**Exercise details**
Without the pictures, return all of the material exactly as written.

___ Dataset extract

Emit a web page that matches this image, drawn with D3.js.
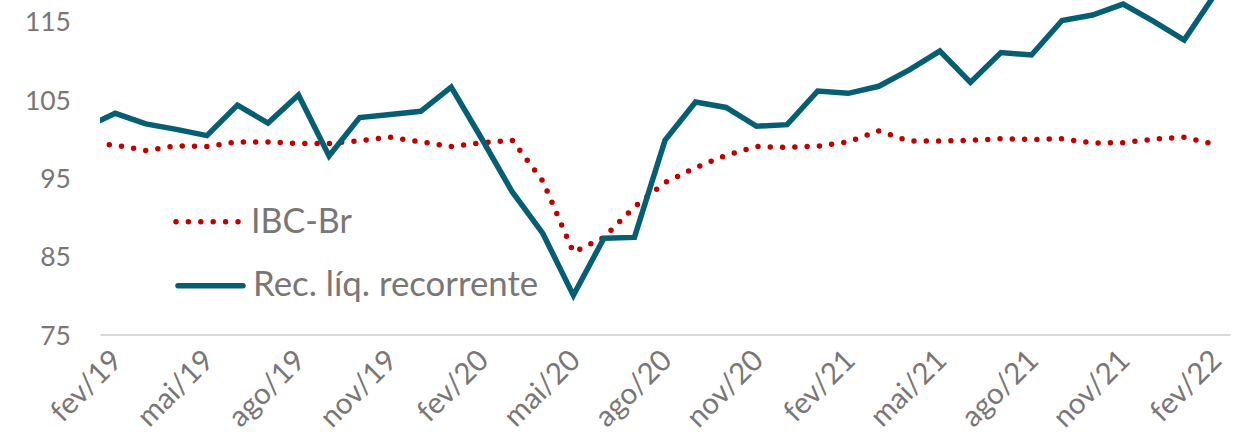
<!DOCTYPE html>
<html>
<head>
<meta charset="utf-8">
<script src="https://cdn.jsdelivr.net/npm/d3@7"></script>
<style>
  html, body { margin: 0; padding: 0; background: #fff; }
  svg { display: block; }
  text { font-family: Lato, "Noto Sans", sans-serif; }
</style>
</head>
<body>
<svg id="chart" width="1238" height="442"></svg>
<script>
// Monthly series; the first entry (jan/19) only feeds the segment entering the plot edge.
const months = [
  "jan/19","fev/19","mar/19","abr/19","mai/19","jun/19","jul/19","ago/19","set/19","out/19","nov/19","dez/19",
  "jan/20","fev/20","mar/20","abr/20","mai/20","jun/20","jul/20","ago/20","set/20","out/20","nov/20","dez/20",
  "jan/21","fev/21","mar/21","abr/21","mai/21","jun/21","jul/21","ago/21","set/21","out/21","nov/21","dez/21",
  "jan/22","fev/22"
];
const ibcBr = [
  99.4, 99.2, 98.5, 99.1, 99.0, 99.6, 99.6, 99.4, 99.4, 99.75, 100.2, 99.6,
  99.0, 99.5, 99.8, 94.6, 85.5, 87.4, 91.3, 94.4, 96.3, 97.9, 99.0, 98.9,
  99.05, 99.6, 101.0, 99.7, 99.7, 99.8, 100.0, 99.9, 100.0, 99.45, 99.5, 99.95,
  100.2, 99.3
];
const recLiq = [
  101.4, 103.25, 101.9, 101.2, 100.4, 104.3, 102.0, 105.6, 97.8, 102.7, 103.1, 103.5,
  106.6, 100.0, 93.2, 87.9, 80.0, 87.3, 87.4, 99.8, 104.7, 104.0, 101.6, 101.8,
  106.1, 105.8, 106.7, 108.8, 111.2, 107.2, 111.0, 110.7, 115.1, 115.8, 117.2, 115.0,
  112.6, 118.4
];
const tickLabels = ["fev/19","mai/19","ago/19","nov/19","fev/20","mai/20","ago/20","nov/20","fev/21","mai/21","ago/21","nov/21","fev/22"];
const yTicks = [75, 85, 95, 105, 115];
const seriesNames = ["IBC-Br", "Rec. líq. recorrente"];

const colors = { ibc: "#C00000", rec: "#065E73", text: "#7A7676", axis: "#D9D9D9" };

const svg = d3.select("#chart");
const plot = { left: 100, right: 1230, top: 0, bottom: 334.5 };

// index 0 = fev/19 sits at the centre of the first category slot
const x = d3.scaleLinear().domain([-0.5, 36.5]).range([plot.left, plot.right]);
const y = d3.scaleLinear().domain([75, 115]).range([334.5, 21.3]);
const idx = m => months.indexOf(m) - 1;

svg.append("defs").append("clipPath").attr("id", "plotClip")
  .append("rect").attr("x", plot.left).attr("y", -50)
  .attr("width", plot.right - plot.left).attr("height", plot.bottom + 50);

// y axis labels (no tick lines, no gridlines)
const yAxis = d3.axisLeft(y).tickValues(yTicks).tickSize(0).tickPadding(0);
const gy = svg.append("g").attr("transform", "translate(71,0)").call(yAxis);
gy.select(".domain").remove();
gy.selectAll("text")
  .attr("fill", colors.text).style("font-size", "26.5px")
  .attr("dy", "0.36em");

// x axis baseline
const xAxis = d3.axisBottom(x).tickValues([]).tickSize(0).tickSizeOuter(0);
const gx = svg.append("g").attr("transform", `translate(0,${plot.bottom})`).call(xAxis);
gx.select(".domain").attr("stroke", colors.axis).attr("stroke-width", 2);

// rotated quarterly labels
svg.append("g").selectAll("text").data(tickLabels).join("text")
  .attr("transform", d => `translate(${x(idx(d)) - 6},${plot.bottom + 13}) rotate(-45)`)
  .attr("text-anchor", "end")
  .attr("dy", "0.7em")
  .attr("fill", colors.text)
  .style("font-size", "29.5px")
  .text(d => d);

const lineGen = d3.line()
  .x((d, i) => x(i - 1))
  .y(d => y(d));

const lines = svg.append("g").attr("clip-path", "url(#plotClip)");

lines.append("path").datum(ibcBr)
  .attr("d", lineGen)
  .attr("fill", "none")
  .attr("stroke", colors.ibc)
  .attr("stroke-width", 5.5)
  .attr("stroke-linecap", "round")
  .attr("stroke-dasharray", "0 12.3");

lines.append("path").datum(recLiq)
  .attr("d", lineGen)
  .attr("fill", "none")
  .attr("stroke", colors.rec)
  .attr("stroke-width", 5.5)
  .attr("stroke-linejoin", "miter");

// legend
const legend = svg.append("g");
legend.append("line")
  .attr("x1", 176).attr("x2", 239).attr("y1", 221.7).attr("y2", 221.7)
  .attr("stroke", colors.ibc).attr("stroke-width", 5.5)
  .attr("stroke-linecap", "round").attr("stroke-dasharray", "0 12.4");
legend.append("text").attr("x", 251).attr("y", 233)
  .attr("fill", colors.text).style("font-size", "34px").text(seriesNames[0]);
legend.append("line")
  .attr("x1", 178).attr("x2", 243).attr("y1", 285.7).attr("y2", 285.7)
  .attr("stroke", colors.rec).attr("stroke-width", 5.5)
  .attr("stroke-linecap", "round");
legend.append("text").attr("x", 253).attr("y", 296)
  .attr("fill", colors.text).style("font-size", "34.8px").text(seriesNames[1]);
</script>
</body>
</html>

______

**Output below**
Emit a web page that matches this image, drawn with D3.js.
<!DOCTYPE html>
<html>
<head>
<meta charset="utf-8">
<script src="https://cdn.jsdelivr.net/npm/d3@7"></script>
<style>
  html, body { margin: 0; padding: 0; background: #fff; }
  svg { display: block; }
  text { font-family: Lato, "Noto Sans", sans-serif; }
</style>
</head>
<body>
<svg id="chart" width="1238" height="442"></svg>
<script>
// Monthly series; the first entry (jan/19) only feeds the segment entering the plot edge.
const months = [
  "jan/19","fev/19","mar/19","abr/19","mai/19","jun/19","jul/19","ago/19","set/19","out/19","nov/19","dez/19",
  "jan/20","fev/20","mar/20","abr/20","mai/20","jun/20","jul/20","ago/20","set/20","out/20","nov/20","dez/20",
  "jan/21","fev/21","mar/21","abr/21","mai/21","jun/21","jul/21","ago/21","set/21","out/21","nov/21","dez/21",
  "jan/22","fev/22"
];
const ibcBr = [
  99.4, 99.2, 98.5, 99.1, 99.0, 99.6, 99.6, 99.4, 99.4, 99.75, 100.2, 99.6,
  99.0, 99.5, 99.8, 94.6, 85.5, 87.4, 91.3, 94.4, 96.3, 97.9, 99.0, 98.9,
  99.05, 99.6, 101.0, 99.7, 99.7, 99.8, 100.0, 99.9, 100.0, 99.45, 99.5, 99.95,
  100.2, 99.3
];
const recLiq = [
  101.4, 103.25, 101.9, 101.2, 100.4, 104.3, 102.0, 105.6, 97.8, 102.7, 103.1, 103.5,
  106.6, 100.0, 93.2, 87.9, 80.0, 87.3, 87.4, 99.8, 104.7, 104.0, 101.6, 101.8,
  106.1, 105.8, 106.7, 108.8, 111.2, 107.2, 111.0, 110.7, 115.1, 115.8, 117.2, 115.0,
  112.6, 118.4
];
const tickLabels = ["fev/19","mai/19","ago/19","nov/19","fev/20","mai/20","ago/20","nov/20","fev/21","mai/21","ago/21","nov/21","fev/22"];
const yTicks = [75, 85, 95, 105, 115];
const seriesNames = ["IBC-Br", "Rec. líq. recorrente"];

const colors = { ibc: "#C00000", rec: "#065E73", text: "#7A7676", axis: "#D9D9D9" };

const svg = d3.select("#chart");
const plot = { left: 100, right: 1230, top: 0, bottom: 334.5 };

// index 0 = fev/19 sits at the centre of the first category slot
const x = d3.scaleLinear().domain([-0.5, 36.5]).range([plot.left, plot.right]);
const y = d3.scaleLinear().domain([75, 115]).range([334.5, 21.3]);
const idx = m => months.indexOf(m) - 1;

svg.append("defs").append("clipPath").attr("id", "plotClip")
  .append("rect").attr("x", plot.left).attr("y", -50)
  .attr("width", plot.right - plot.left).attr("height", plot.bottom + 50);

// y axis labels (no tick lines, no gridlines)
const yAxis = d3.axisLeft(y).tickValues(yTicks).tickSize(0).tickPadding(0);
const gy = svg.append("g").attr("transform", "translate(71,0)").call(yAxis);
gy.select(".domain").remove();
gy.selectAll("text")
  .attr("fill", colors.text).style("font-size", "26.5px")
  .attr("dy", "0.36em");

// x axis baseline
const xAxis = d3.axisBottom(x).tickValues([]).tickSize(0).tickSizeOuter(0);
const gx = svg.append("g").attr("transform", `translate(0,${plot.bottom})`).call(xAxis);
gx.select(".domain").attr("stroke", colors.axis).attr("stroke-width", 2);

// rotated quarterly labels
svg.append("g").selectAll("text").data(tickLabels).join("text")
  .attr("transform", d => `translate(${x(idx(d)) - 6},${plot.bottom + 13}) rotate(-45)`)
  .attr("text-anchor", "end")
  .attr("dy", "0.7em")
  .attr("fill", colors.text)
  .style("font-size", "29.5px")
  .text(d => d);

const lineGen = d3.line()
  .x((d, i) => x(i - 1))
  .y(d => y(d));

const lines = svg.append("g").attr("clip-path", "url(#plotClip)");

lines.append("path").datum(ibcBr)
  .attr("d", lineGen)
  .attr("fill", "none")
  .attr("stroke", colors.ibc)
  .attr("stroke-width", 5.5)
  .attr("stroke-linecap", "round")
  .attr("stroke-dasharray", "0 12.3");

lines.append("path").datum(recLiq)
  .attr("d", lineGen)
  .attr("fill", "none")
  .attr("stroke", colors.rec)
  .attr("stroke-width", 5.5)
  .attr("stroke-linejoin", "miter");

// legend
const legend = svg.append("g");
legend.append("line")
  .attr("x1", 176).attr("x2", 239).attr("y1", 221.7).attr("y2", 221.7)
  .attr("stroke", colors.ibc).attr("stroke-width", 5.5)
  .attr("stroke-linecap", "round").attr("stroke-dasharray", "0 12.4");
legend.append("text").attr("x", 251).attr("y", 233)
  .attr("fill", colors.text).style("font-size", "34px").text(seriesNames[0]);
legend.append("line")
  .attr("x1", 178).attr("x2", 243).attr("y1", 285.7).attr("y2", 285.7)
  .attr("stroke", colors.rec).attr("stroke-width", 5.5)
  .attr("stroke-linecap", "round");
legend.append("text").attr("x", 253).attr("y", 296)
  .attr("fill", colors.text).style("font-size", "34.8px").text(seriesNames[1]);
</script>
</body>
</html>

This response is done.